The impact of the Islamic State’s success in Iraq became clear Friday in Syria, where Islamist fighters took over five towns in the Deir el Zour region without a fight.

The development allowed the Islamic State to secure its rear flanks, where it had been battling other Syrian rebel groups, and gain control over much of Syria’s oil and natural gas production – an economic boon for an organization that already has captured booty in Iraq.

But it was what took place in Irbil on Thursday that was most likely to cement Iraq’s eventual partition into regions along ethnic and sectarian lines.

Massoud Barzani, the president of the Kurdistan Regional Government, buoyed by Israeli Prime Minister Benjamin Netanyahu’s public support for independence, took the first legal steps Thursday toward holding a referendum on self-rule, instructing the regional Parliament to pass a bill setting up an election commission “as soon as possible.”

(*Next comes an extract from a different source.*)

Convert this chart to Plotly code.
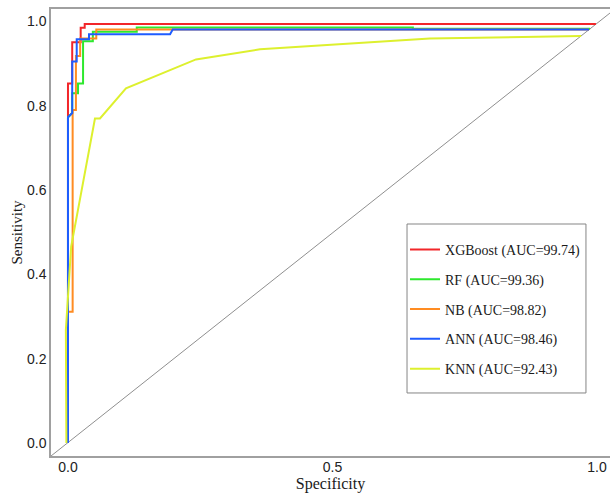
import plotly.graph_objects as go

# ---------------- data ----------------
xgb_x = [0.0, 0.0, 0.008, 0.008, 0.024, 0.024, 0.0316, 0.0316, 0.998]
xgb_y = [0.0, 0.853, 0.853, 0.951, 0.951, 0.985, 0.985, 0.994, 0.994]

rf_x = [0.0, 0.0, 0.008, 0.008, 0.019, 0.019, 0.0285, 0.0285, 0.047, 0.047, 0.130, 0.130, 0.652, 0.652, 0.987]
rf_y = [0.0, 0.773, 0.783, 0.830, 0.830, 0.853, 0.853, 0.953, 0.953, 0.976, 0.976, 0.986, 0.986, 0.983, 0.983]

nb_x = [0.0, 0.0, 0.0088, 0.0088, 0.015, 0.015, 0.023, 0.023, 0.0535, 0.0535, 0.985]
nb_y = [0.0, 0.3115, 0.3115, 0.790, 0.790, 0.918, 0.918, 0.960, 0.960, 0.981, 0.981]

ann_x = [0.0, 0.0, 0.008, 0.008, 0.0165, 0.0165, 0.0397, 0.0397, 0.193, 0.198, 0.985]
ann_y = [0.0, 0.773, 0.783, 0.905, 0.905, 0.958, 0.958, 0.970, 0.970, 0.981, 0.981]

knn_x = [-0.003, -0.004, 0.006, 0.051, 0.0605, 0.1096, 0.242, 0.363, 0.684, 0.970]
knn_y = [0.0, 0.268, 0.466, 0.770, 0.770, 0.8415, 0.910, 0.934, 0.960, 0.9656]

diag_x = [-0.0321, 1.0246]
diag_y = [-0.0308, 1.0202]

names = ["XGBoost (AUC=99.74)", "RF (AUC=99.36)", "NB (AUC=98.82)",
         "ANN (AUC=98.46)", "KNN (AUC=92.43)"]
colors = ["#F2262A", "#2EE82E", "#FF8C22", "#1F5CFF", "#DDF02E"]

tick_vals_x = [0.0, 0.5, 1.0]
tick_text_x = ["0.0", "0.5", "1.0"]
tick_vals_y = [0.0, 0.2, 0.4, 0.6, 0.8, 1.0]
tick_text_y = ["0.0", "0.2", "0.4", "0.6", "0.8", "1.0"]

# ---------------- figure ----------------
fig = go.Figure()
fig.add_trace(go.Scatter(x=diag_x, y=diag_y, mode="lines",
                         line=dict(color="#8f8f8f", width=1),
                         showlegend=False, hoverinfo="skip"))

series = [(xgb_x, xgb_y), (rf_x, rf_y), (nb_x, nb_y), (ann_x, ann_y), (knn_x, knn_y)]
for i, ((sx, sy), nm, col) in enumerate(zip(series, names, colors)):
    fig.add_trace(go.Scatter(x=sx, y=sy, mode="lines", name=nm,
                             legendgroup="g%d" % i,
                             line=dict(color=col, width=2)))

# legend frame
fig.add_shape(type="rect", xref="paper", yref="paper",
              x0=0.6369, x1=0.957, y0=0.141, y1=0.519,
              line=dict(color="#858585", width=1), fillcolor="rgba(0,0,0,0)",
              layer="below")

fig.update_layout(
    width=610, height=497,
    margin=dict(l=51, r=0, t=9, b=41),
    paper_bgcolor="white", plot_bgcolor="white",
    showlegend=True,
    legend=dict(
        x=0.6333, y=0.497, xanchor="left", yanchor="top",
        bgcolor="rgba(0,0,0,0)", borderwidth=0,
        font=dict(family="Liberation Serif", size=14, color="#1a1a1a"),
        tracegroupgap=8.6, itemwidth=30,
    ),
    xaxis=dict(
        range=[-0.0321, 1.0246], showgrid=False, zeroline=False,
        showline=True, linecolor="#a0a0a0", linewidth=1.5, mirror=True,
        tickmode="array", tickvals=tick_vals_x, ticktext=tick_text_x,
        ticks="", ticklabelstandoff=-3,
        tickfont=dict(family="Liberation Sans", size=14, color="#222222"),
        title=dict(text="Specificity", standoff=3,
                   font=dict(family="Liberation Serif", size=16, color="#1a1a1a")),
        automargin=False,
    ),
    yaxis=dict(
        range=[-0.0308, 1.0297], showgrid=False, zeroline=False,
        showline=True, linecolor="#a0a0a0", linewidth=1.5, mirror=False,
        tickmode="array", tickvals=tick_vals_y, ticktext=tick_text_y,
        ticks="", tickfont=dict(family="Liberation Sans", size=14, color="#222222"),
        title=dict(text="Sensitivity", standoff=1,
                   font=dict(family="Liberation Serif", size=15, color="#1a1a1a")),
        automargin=False,
    ),
)

fig.write_html("out.html",
               config={"displayModeBar": False},
               post_script="document.body.style.margin='0';document.body.style.overflow='hidden';")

“We have international support for independence, and those who do not support us do not oppose us,” he said, according to an official statement.

Barzani also announced that Kurdish military forces would not withdraw from Kirkuk and other disputed areas outside Kurdistan’s borders that it occupied following the collapse of the Iraqi army.

“It is time to decide about our self-determination and not to wait for other people to decide about us,” he said, according to an audio of the closed-door remarks obtained by The Associated Press.